=== TASK INPUT ===

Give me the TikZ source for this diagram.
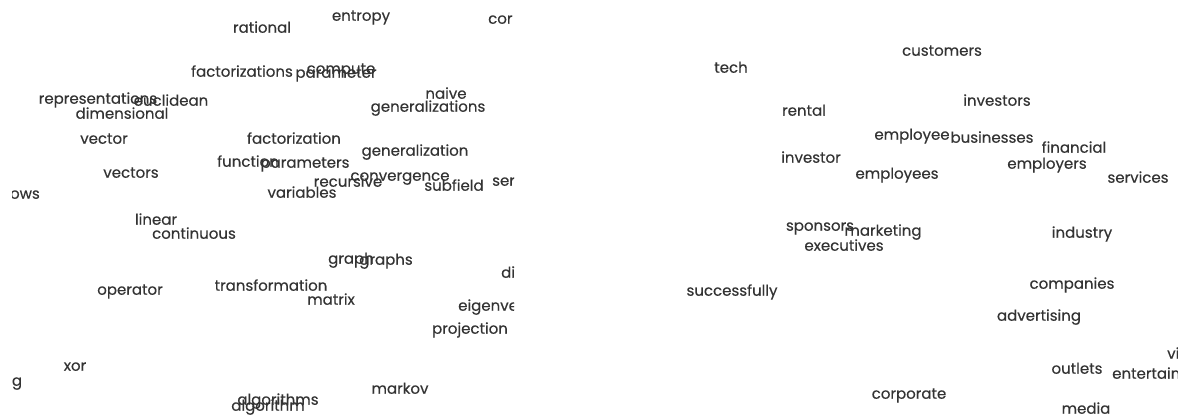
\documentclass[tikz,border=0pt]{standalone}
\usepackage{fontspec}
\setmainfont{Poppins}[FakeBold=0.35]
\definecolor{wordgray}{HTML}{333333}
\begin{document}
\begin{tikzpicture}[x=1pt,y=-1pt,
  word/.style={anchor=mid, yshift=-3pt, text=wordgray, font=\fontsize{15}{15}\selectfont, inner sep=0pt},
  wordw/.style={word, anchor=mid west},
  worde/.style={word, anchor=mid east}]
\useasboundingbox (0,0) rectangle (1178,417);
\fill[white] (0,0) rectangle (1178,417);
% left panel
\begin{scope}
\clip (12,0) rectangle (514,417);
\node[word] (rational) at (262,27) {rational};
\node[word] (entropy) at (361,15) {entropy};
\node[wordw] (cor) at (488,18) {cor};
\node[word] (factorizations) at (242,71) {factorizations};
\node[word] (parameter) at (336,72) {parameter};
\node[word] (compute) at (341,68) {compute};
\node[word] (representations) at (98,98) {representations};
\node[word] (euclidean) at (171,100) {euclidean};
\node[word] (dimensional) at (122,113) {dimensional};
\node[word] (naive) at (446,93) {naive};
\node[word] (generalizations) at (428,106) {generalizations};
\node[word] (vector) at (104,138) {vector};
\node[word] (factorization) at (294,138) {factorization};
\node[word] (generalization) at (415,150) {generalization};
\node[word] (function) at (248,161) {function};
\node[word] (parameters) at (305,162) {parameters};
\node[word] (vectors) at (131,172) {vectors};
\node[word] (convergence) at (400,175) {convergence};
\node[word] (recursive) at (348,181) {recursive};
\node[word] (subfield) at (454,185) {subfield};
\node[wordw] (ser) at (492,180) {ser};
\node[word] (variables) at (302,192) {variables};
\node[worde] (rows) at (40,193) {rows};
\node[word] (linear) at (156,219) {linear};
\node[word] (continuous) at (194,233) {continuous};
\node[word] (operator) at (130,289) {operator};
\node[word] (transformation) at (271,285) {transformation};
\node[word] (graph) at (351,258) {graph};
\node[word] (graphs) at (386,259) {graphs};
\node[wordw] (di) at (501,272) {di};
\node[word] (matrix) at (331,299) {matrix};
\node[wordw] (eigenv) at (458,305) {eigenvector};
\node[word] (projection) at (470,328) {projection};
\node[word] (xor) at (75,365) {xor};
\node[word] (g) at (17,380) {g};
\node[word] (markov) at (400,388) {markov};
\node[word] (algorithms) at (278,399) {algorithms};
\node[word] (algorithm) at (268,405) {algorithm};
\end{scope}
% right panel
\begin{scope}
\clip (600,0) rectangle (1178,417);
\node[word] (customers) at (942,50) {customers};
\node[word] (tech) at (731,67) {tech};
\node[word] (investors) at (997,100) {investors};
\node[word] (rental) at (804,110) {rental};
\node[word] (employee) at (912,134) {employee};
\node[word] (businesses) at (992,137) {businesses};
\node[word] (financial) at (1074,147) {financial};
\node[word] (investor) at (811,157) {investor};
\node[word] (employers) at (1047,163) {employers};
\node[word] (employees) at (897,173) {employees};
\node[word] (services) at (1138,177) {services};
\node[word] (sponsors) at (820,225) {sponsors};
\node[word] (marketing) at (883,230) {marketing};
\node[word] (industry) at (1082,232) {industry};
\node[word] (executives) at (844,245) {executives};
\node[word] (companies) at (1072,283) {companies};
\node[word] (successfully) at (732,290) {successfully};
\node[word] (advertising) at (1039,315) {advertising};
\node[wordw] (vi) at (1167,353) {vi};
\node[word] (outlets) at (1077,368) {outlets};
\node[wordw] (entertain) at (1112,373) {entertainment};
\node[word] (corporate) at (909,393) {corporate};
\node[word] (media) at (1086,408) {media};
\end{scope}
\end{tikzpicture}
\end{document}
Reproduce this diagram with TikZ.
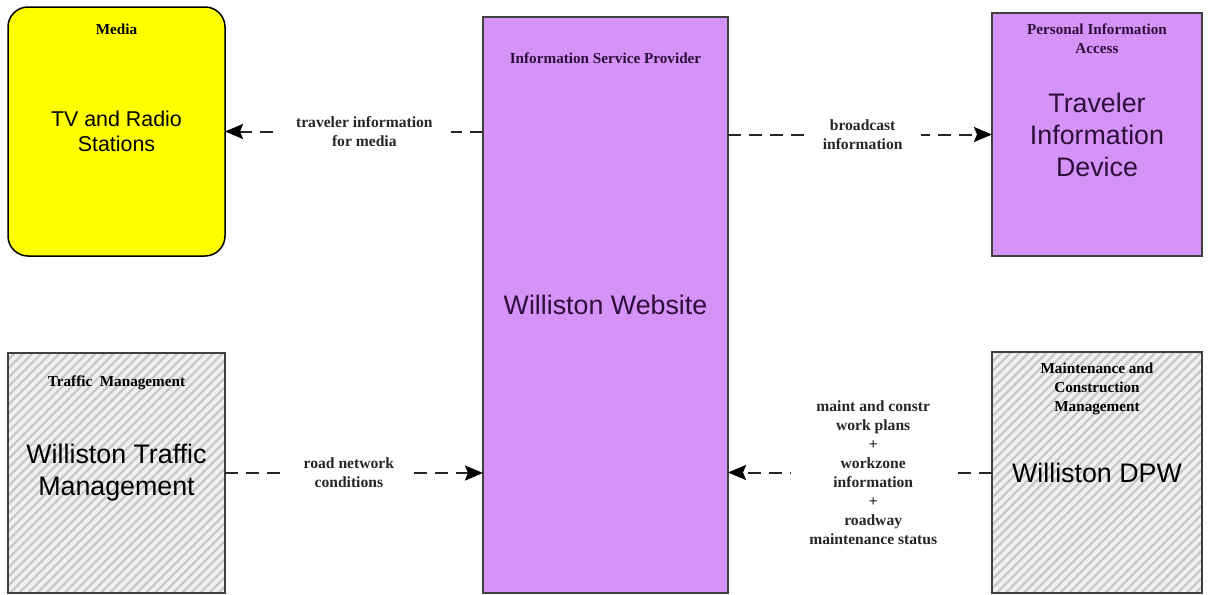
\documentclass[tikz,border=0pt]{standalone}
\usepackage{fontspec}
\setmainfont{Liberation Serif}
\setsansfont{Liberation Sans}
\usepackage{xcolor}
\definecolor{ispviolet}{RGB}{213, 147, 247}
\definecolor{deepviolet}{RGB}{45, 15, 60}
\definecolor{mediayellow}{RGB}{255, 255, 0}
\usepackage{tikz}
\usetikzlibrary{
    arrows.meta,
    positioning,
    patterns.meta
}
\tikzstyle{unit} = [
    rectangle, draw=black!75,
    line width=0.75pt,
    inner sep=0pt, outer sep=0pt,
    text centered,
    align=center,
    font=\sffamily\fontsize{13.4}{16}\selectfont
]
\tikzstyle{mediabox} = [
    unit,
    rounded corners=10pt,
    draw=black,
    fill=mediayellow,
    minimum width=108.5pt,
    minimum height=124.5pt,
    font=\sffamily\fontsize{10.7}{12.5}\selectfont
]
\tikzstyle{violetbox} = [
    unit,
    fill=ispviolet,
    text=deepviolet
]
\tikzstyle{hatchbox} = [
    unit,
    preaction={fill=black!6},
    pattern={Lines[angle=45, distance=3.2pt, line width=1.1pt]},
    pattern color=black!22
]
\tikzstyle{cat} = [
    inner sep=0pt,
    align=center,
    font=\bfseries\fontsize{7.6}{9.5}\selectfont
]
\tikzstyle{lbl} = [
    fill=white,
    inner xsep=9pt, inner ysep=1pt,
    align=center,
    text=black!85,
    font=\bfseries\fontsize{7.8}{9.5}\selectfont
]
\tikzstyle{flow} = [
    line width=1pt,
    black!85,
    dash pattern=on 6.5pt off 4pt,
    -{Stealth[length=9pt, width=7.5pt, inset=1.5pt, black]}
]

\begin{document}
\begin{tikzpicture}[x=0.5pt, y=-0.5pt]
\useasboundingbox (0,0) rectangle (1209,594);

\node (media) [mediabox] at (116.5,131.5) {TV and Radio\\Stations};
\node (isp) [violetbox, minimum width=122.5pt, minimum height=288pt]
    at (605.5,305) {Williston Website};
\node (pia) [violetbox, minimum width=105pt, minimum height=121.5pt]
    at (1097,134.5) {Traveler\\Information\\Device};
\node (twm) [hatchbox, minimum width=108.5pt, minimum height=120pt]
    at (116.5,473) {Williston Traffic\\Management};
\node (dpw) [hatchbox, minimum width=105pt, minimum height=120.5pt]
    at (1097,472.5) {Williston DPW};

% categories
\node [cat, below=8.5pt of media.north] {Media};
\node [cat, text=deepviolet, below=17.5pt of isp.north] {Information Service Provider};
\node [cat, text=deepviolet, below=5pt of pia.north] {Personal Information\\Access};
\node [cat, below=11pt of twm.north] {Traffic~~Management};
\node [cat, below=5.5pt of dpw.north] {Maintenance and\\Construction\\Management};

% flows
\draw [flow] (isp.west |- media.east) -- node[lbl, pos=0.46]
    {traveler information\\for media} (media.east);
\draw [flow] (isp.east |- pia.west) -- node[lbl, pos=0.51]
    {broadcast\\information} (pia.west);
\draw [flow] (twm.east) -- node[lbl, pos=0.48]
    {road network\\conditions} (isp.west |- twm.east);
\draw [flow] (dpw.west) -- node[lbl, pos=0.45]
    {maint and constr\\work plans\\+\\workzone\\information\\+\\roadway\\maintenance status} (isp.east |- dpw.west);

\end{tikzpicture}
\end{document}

===

Your task is to repeat the data above exactly while excluding the pictures.

Give me the TikZ source for this diagram.
\documentclass[tikz,border=0pt]{standalone}
\usepackage{fontspec}
\setmainfont{Poppins}[FakeBold=0.35]
\definecolor{wordgray}{HTML}{333333}
\begin{document}
\begin{tikzpicture}[x=1pt,y=-1pt,
  word/.style={anchor=mid, yshift=-3pt, text=wordgray, font=\fontsize{15}{15}\selectfont, inner sep=0pt},
  wordw/.style={word, anchor=mid west},
  worde/.style={word, anchor=mid east}]
\useasboundingbox (0,0) rectangle (1178,417);
\fill[white] (0,0) rectangle (1178,417);
% left panel
\begin{scope}
\clip (12,0) rectangle (514,417);
\node[word] (rational) at (262,27) {rational};
\node[word] (entropy) at (361,15) {entropy};
\node[wordw] (cor) at (488,18) {cor};
\node[word] (factorizations) at (242,71) {factorizations};
\node[word] (parameter) at (336,72) {parameter};
\node[word] (compute) at (341,68) {compute};
\node[word] (representations) at (98,98) {representations};
\node[word] (euclidean) at (171,100) {euclidean};
\node[word] (dimensional) at (122,113) {dimensional};
\node[word] (naive) at (446,93) {naive};
\node[word] (generalizations) at (428,106) {generalizations};
\node[word] (vector) at (104,138) {vector};
\node[word] (factorization) at (294,138) {factorization};
\node[word] (generalization) at (415,150) {generalization};
\node[word] (function) at (248,161) {function};
\node[word] (parameters) at (305,162) {parameters};
\node[word] (vectors) at (131,172) {vectors};
\node[word] (convergence) at (400,175) {convergence};
\node[word] (recursive) at (348,181) {recursive};
\node[word] (subfield) at (454,185) {subfield};
\node[wordw] (ser) at (492,180) {ser};
\node[word] (variables) at (302,192) {variables};
\node[worde] (rows) at (40,193) {rows};
\node[word] (linear) at (156,219) {linear};
\node[word] (continuous) at (194,233) {continuous};
\node[word] (operator) at (130,289) {operator};
\node[word] (transformation) at (271,285) {transformation};
\node[word] (graph) at (351,258) {graph};
\node[word] (graphs) at (386,259) {graphs};
\node[wordw] (di) at (501,272) {di};
\node[word] (matrix) at (331,299) {matrix};
\node[wordw] (eigenv) at (458,305) {eigenvector};
\node[word] (projection) at (470,328) {projection};
\node[word] (xor) at (75,365) {xor};
\node[word] (g) at (17,380) {g};
\node[word] (markov) at (400,388) {markov};
\node[word] (algorithms) at (278,399) {algorithms};
\node[word] (algorithm) at (268,405) {algorithm};
\end{scope}
% right panel
\begin{scope}
\clip (600,0) rectangle (1178,417);
\node[word] (customers) at (942,50) {customers};
\node[word] (tech) at (731,67) {tech};
\node[word] (investors) at (997,100) {investors};
\node[word] (rental) at (804,110) {rental};
\node[word] (employee) at (912,134) {employee};
\node[word] (businesses) at (992,137) {businesses};
\node[word] (financial) at (1074,147) {financial};
\node[word] (investor) at (811,157) {investor};
\node[word] (employers) at (1047,163) {employers};
\node[word] (employees) at (897,173) {employees};
\node[word] (services) at (1138,177) {services};
\node[word] (sponsors) at (820,225) {sponsors};
\node[word] (marketing) at (883,230) {marketing};
\node[word] (industry) at (1082,232) {industry};
\node[word] (executives) at (844,245) {executives};
\node[word] (companies) at (1072,283) {companies};
\node[word] (successfully) at (732,290) {successfully};
\node[word] (advertising) at (1039,315) {advertising};
\node[wordw] (vi) at (1167,353) {vi};
\node[word] (outlets) at (1077,368) {outlets};
\node[wordw] (entertain) at (1112,373) {entertainment};
\node[word] (corporate) at (909,393) {corporate};
\node[word] (media) at (1086,408) {media};
\end{scope}
\end{tikzpicture}
\end{document}
Reproduce this diagram with TikZ.
\documentclass[tikz,border=0pt]{standalone}
\usepackage{fontspec}
\setmainfont{Liberation Serif}
\setsansfont{Liberation Sans}
\usepackage{xcolor}
\definecolor{ispviolet}{RGB}{213, 147, 247}
\definecolor{deepviolet}{RGB}{45, 15, 60}
\definecolor{mediayellow}{RGB}{255, 255, 0}
\usepackage{tikz}
\usetikzlibrary{
    arrows.meta,
    positioning,
    patterns.meta
}
\tikzstyle{unit} = [
    rectangle, draw=black!75,
    line width=0.75pt,
    inner sep=0pt, outer sep=0pt,
    text centered,
    align=center,
    font=\sffamily\fontsize{13.4}{16}\selectfont
]
\tikzstyle{mediabox} = [
    unit,
    rounded corners=10pt,
    draw=black,
    fill=mediayellow,
    minimum width=108.5pt,
    minimum height=124.5pt,
    font=\sffamily\fontsize{10.7}{12.5}\selectfont
]
\tikzstyle{violetbox} = [
    unit,
    fill=ispviolet,
    text=deepviolet
]
\tikzstyle{hatchbox} = [
    unit,
    preaction={fill=black!6},
    pattern={Lines[angle=45, distance=3.2pt, line width=1.1pt]},
    pattern color=black!22
]
\tikzstyle{cat} = [
    inner sep=0pt,
    align=center,
    font=\bfseries\fontsize{7.6}{9.5}\selectfont
]
\tikzstyle{lbl} = [
    fill=white,
    inner xsep=9pt, inner ysep=1pt,
    align=center,
    text=black!85,
    font=\bfseries\fontsize{7.8}{9.5}\selectfont
]
\tikzstyle{flow} = [
    line width=1pt,
    black!85,
    dash pattern=on 6.5pt off 4pt,
    -{Stealth[length=9pt, width=7.5pt, inset=1.5pt, black]}
]

\begin{document}
\begin{tikzpicture}[x=0.5pt, y=-0.5pt]
\useasboundingbox (0,0) rectangle (1209,594);

\node (media) [mediabox] at (116.5,131.5) {TV and Radio\\Stations};
\node (isp) [violetbox, minimum width=122.5pt, minimum height=288pt]
    at (605.5,305) {Williston Website};
\node (pia) [violetbox, minimum width=105pt, minimum height=121.5pt]
    at (1097,134.5) {Traveler\\Information\\Device};
\node (twm) [hatchbox, minimum width=108.5pt, minimum height=120pt]
    at (116.5,473) {Williston Traffic\\Management};
\node (dpw) [hatchbox, minimum width=105pt, minimum height=120.5pt]
    at (1097,472.5) {Williston DPW};

% categories
\node [cat, below=8.5pt of media.north] {Media};
\node [cat, text=deepviolet, below=17.5pt of isp.north] {Information Service Provider};
\node [cat, text=deepviolet, below=5pt of pia.north] {Personal Information\\Access};
\node [cat, below=11pt of twm.north] {Traffic~~Management};
\node [cat, below=5.5pt of dpw.north] {Maintenance and\\Construction\\Management};

% flows
\draw [flow] (isp.west |- media.east) -- node[lbl, pos=0.46]
    {traveler information\\for media} (media.east);
\draw [flow] (isp.east |- pia.west) -- node[lbl, pos=0.51]
    {broadcast\\information} (pia.west);
\draw [flow] (twm.east) -- node[lbl, pos=0.48]
    {road network\\conditions} (isp.west |- twm.east);
\draw [flow] (dpw.west) -- node[lbl, pos=0.45]
    {maint and constr\\work plans\\+\\workzone\\information\\+\\roadway\\maintenance status} (isp.east |- dpw.west);

\end{tikzpicture}
\end{document}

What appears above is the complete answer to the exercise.